Wednesday, June 12, 2024

Tourism most likely to be affected by global economic crisis

The Minister of Environment, Wildlife and Tourism, Kitso Mokaila, said in parliament Friday that the main driver of the tourism sector will not remain unaffected by the global economic crisis that is currently affecting main areas of the economy, especially mining.

“The current indications are that major cancellations, though expected, are not normally immediate due to the long lead time in bookings, a situation which may change as the year progresses,” he said.
He indicated that certain target markets “have indeed started to cancel bookings previously made”, saying “for example, some of the tourism sub-sector operators have recorded a decline in bookings held, compared to the same period last year”.

His reasoning is in line with what most economic observers have indicated before stating that under the present situation, the financial, petroleum and the tourism sectors are bound to be badly hit because of their internationalism.

“I think the listed sectors that are mostly to be affected by the global downturn are financial, petroleum and tourism sectors,” he said, before adding the mining sector as another victim.

However, by Friday night, indications at Chobe Game Lodge, one of the country’s internationally renowned tourism spots, said that they have not yet experienced any hurdles related to the global financial crisis.

“We have not yet experienced any cancellations of lodge bookings as yet. Normally, the winter season is the tourists’ peak time.

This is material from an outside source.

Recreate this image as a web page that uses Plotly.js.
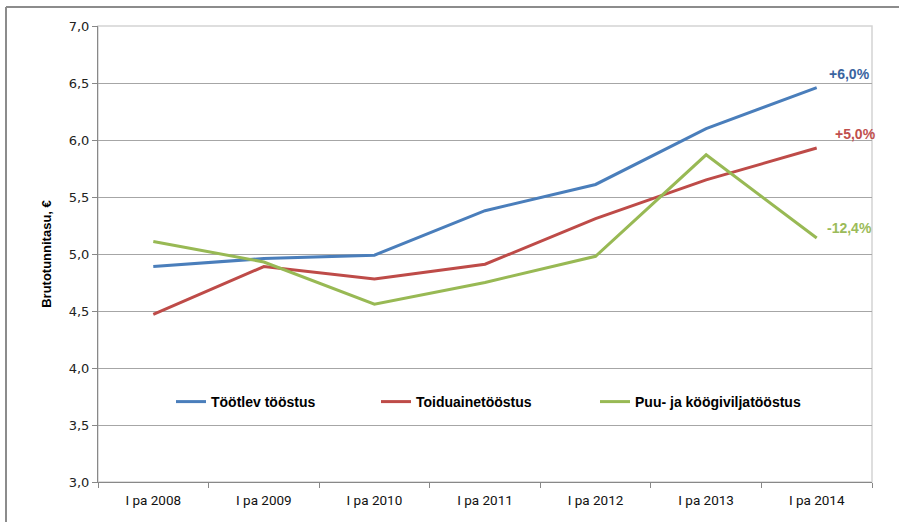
<!DOCTYPE html>
<html>
<head>
<meta charset="utf-8">
<script src="https://cdn.plot.ly/plotly-3.0.1.min.js"></script>
<style>
html,body{margin:0;padding:0;background:#fff;}
#chart{width:899px;height:522px;}
</style>
</head>
<body>
<div id="chart"></div>
<script>
const categories = ["I pa 2008","I pa 2009","I pa 2010","I pa 2011","I pa 2012","I pa 2013","I pa 2014"];
const seriesNames = ["Töötlev tööstus","Toiduainetööstus","Puu- ja köögiviljatööstus"];
const tootlev = [4.89, 4.96, 4.99, 5.38, 5.61, 6.10, 6.46];
const toiduaine = [4.47, 4.89, 4.78, 4.91, 5.31, 5.65, 5.93];
const puuKoogivili = [5.11, 4.93, 4.56, 4.75, 4.98, 5.87, 5.14];
const changeLabels = ["+6,0%","+5,0%","-12,4%"];
const yTicks = [3.0,3.5,4.0,4.5,5.0,5.5,6.0,6.5,7.0];
const yTickText = ["3,0","3,5","4,0","4,5","5,0","5,5","6,0","6,5","7,0"];

const colors = ["#4A7EBB","#BE4B48","#98B954"];
const labelColors = ["#3A64A0","#C0504D","#9BBB59"];
const allSeries = [tootlev, toiduaine, puuKoogivili];
const legendIds = ["legend","legend2","legend3"];

const traces = allSeries.map((ys,i)=>({
  type:"scatter", mode:"lines", x:categories, y:ys, name:seriesNames[i],
  line:{color:colors[i], width:3}, legend:legendIds[i], hoverinfo:"skip"
}));

const sans = "Liberation Sans, Arial, sans-serif";
const legFont = {family:sans, size:14, color:"#000", weight:"bold"};
function leg(xpx){
  return {x:(xpx-98)/774, y:(482-402)/456, xanchor:"left", yanchor:"middle",
    orientation:"h", bgcolor:"rgba(0,0,0,0)", font:legFont, itemwidth:30,
    tracegroupgap:0};
}

const shifts = [[10,14],[16,14],[8,10]];
const annotations = allSeries.map((ys,i)=>({
  x:categories[categories.length-1], y:ys[ys.length-1], xref:"x", yref:"y",
  text:"<b>"+changeLabels[i]+"</b>", showarrow:false, xanchor:"left", yanchor:"middle",
  xshift:shifts[i][0], yshift:shifts[i][1],
  font:{family:sans, size:14, color:labelColors[i]}
}));

const layout = {
  width:899, height:522,
  margin:{l:98, r:27, t:26, b:40},
  paper_bgcolor:"#fff", plot_bgcolor:"#fff",
  showlegend:true,
  legend:leg(171), legend2:leg(376), legend3:leg(595),
  xaxis:{
    type:"category", range:[-0.5,6.5], tickson:"boundaries", ticks:"outside",
    ticklen:5, tickcolor:"#888", showline:true, linecolor:"#888", linewidth:1,
    showgrid:false, zeroline:false, fixedrange:true, ticklabelstandoff:6,
    tickfont:{family:"Roboto, Liberation Sans, sans-serif", size:13.5, color:"#111"}
  },
  yaxis:{
    range:[3,7], tickvals:yTicks, ticktext:yTickText, ticks:"outside", ticklen:5,
    tickcolor:"#888", showline:true, linecolor:"#888", linewidth:1,
    showgrid:true, gridcolor:"#A6A6A6", gridwidth:1, zeroline:false, fixedrange:true,
    tickfont:{family:"DejaVu Sans, Verdana, sans-serif", size:13, color:"#222"},
    title:{text:"<b>Brutotunnitasu, €</b>", standoff:14,
      font:{family:sans, size:13, color:"#000"}}
  },
  annotations:annotations,
  shapes:[
    {type:"rect", xref:"paper", yref:"paper", x0:0, x1:1, y0:0, y1:1,
     line:{color:"#D4D4D4", width:1.5}, layer:"below"},
    {type:"line", xref:"paper", yref:"paper", x0:(6-98)/774, x1:(899-98)/774,
     y0:(482-7)/456, y1:(482-7)/456, line:{color:"#8C8C8C", width:2}},
    {type:"line", xref:"paper", yref:"paper", x0:(6-98)/774, x1:(6-98)/774,
     y0:(482-7)/456, y1:(482-530)/456, line:{color:"#8C8C8C", width:2}}
  ]
};

Plotly.newPlot("chart", traces, layout, {displayModeBar:false, staticPlot:true});
</script>
</body>
</html>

Wait until the season comes and, we will see if the crisis has an impact or not,” said an official at the lodge.

So reiterates Kalahari Arms hotel secretary Elsa Vanhiirzen: “Usually our clients are government officials but as of now we have not detected any cancellations of hotel bookings.”
Mokaila is adamant the closing down of companies in the tourism industry is not anticipated in the foreseeable future, “though it may not be completely ruled out should the recession take much longer than anticipated”.

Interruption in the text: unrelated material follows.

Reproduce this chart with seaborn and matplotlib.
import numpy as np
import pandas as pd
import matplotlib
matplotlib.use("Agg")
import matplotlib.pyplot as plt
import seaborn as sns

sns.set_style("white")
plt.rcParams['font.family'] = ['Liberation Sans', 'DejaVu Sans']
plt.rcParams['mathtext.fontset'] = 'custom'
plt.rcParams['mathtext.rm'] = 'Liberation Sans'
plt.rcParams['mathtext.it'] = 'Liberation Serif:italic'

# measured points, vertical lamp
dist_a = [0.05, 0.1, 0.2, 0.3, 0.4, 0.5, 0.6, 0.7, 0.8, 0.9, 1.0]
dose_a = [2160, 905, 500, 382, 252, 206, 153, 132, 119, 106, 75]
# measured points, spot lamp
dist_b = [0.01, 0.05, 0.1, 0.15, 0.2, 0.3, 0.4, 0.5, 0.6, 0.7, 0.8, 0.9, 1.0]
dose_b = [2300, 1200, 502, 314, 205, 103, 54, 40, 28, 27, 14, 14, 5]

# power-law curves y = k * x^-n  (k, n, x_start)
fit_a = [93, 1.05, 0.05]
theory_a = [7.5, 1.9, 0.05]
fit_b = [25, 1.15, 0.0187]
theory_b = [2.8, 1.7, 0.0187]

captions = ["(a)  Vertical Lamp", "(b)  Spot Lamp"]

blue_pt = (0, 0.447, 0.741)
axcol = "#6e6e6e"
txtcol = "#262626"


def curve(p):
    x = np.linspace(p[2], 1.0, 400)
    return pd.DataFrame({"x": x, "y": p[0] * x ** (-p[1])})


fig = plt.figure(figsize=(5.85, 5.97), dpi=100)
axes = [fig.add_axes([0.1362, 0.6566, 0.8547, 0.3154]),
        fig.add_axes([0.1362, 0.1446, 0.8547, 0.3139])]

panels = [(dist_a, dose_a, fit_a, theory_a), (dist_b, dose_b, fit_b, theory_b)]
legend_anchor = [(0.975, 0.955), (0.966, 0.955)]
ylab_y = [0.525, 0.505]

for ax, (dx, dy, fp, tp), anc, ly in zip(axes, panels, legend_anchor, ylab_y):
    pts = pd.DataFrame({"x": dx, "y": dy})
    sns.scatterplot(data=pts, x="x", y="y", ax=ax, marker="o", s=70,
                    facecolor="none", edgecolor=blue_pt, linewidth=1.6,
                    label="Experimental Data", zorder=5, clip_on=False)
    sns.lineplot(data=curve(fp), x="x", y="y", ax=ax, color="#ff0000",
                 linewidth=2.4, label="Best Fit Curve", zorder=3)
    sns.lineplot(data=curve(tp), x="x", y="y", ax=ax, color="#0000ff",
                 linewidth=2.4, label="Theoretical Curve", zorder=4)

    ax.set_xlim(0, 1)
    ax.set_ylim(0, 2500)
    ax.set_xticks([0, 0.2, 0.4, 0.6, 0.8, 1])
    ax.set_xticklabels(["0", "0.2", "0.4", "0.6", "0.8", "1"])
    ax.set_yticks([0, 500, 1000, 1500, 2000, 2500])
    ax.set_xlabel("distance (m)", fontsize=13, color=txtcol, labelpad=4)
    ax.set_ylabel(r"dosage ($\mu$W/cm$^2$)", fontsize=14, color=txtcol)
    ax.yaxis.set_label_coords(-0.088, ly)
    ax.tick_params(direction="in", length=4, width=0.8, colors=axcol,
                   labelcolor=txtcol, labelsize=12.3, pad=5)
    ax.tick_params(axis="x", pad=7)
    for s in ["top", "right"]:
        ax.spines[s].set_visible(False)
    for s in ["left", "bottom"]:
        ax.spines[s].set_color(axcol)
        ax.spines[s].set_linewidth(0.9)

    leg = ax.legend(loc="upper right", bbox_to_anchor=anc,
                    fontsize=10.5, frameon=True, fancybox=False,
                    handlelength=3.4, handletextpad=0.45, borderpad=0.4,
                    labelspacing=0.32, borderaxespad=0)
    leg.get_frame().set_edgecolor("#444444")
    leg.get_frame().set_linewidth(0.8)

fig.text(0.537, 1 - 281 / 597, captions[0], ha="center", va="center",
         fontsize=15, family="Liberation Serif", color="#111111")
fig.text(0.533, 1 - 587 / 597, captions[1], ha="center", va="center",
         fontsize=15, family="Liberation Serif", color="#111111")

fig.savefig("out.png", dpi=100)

He said as of now government does not have any contingency plan or stimulus strategy, adding that “my ministry will, however, as we have done in the past, continue to assist and facilitate the industry and tourism facilities to conduct business without undue disruptions”.

Mokaila was answering a question from Chobe MP, Duncan Mlazie.
Fearing that his constituency, heavily dependent on tourism, could be adversely affected, Mlazie, a former assistant finance minister, wanted to know how the world economic recession had affected the tourism industry in Botswana, particularly in terms of cancellations of hotel bookings in “most of our tourist centers like Chobe and Moremi game reserves”.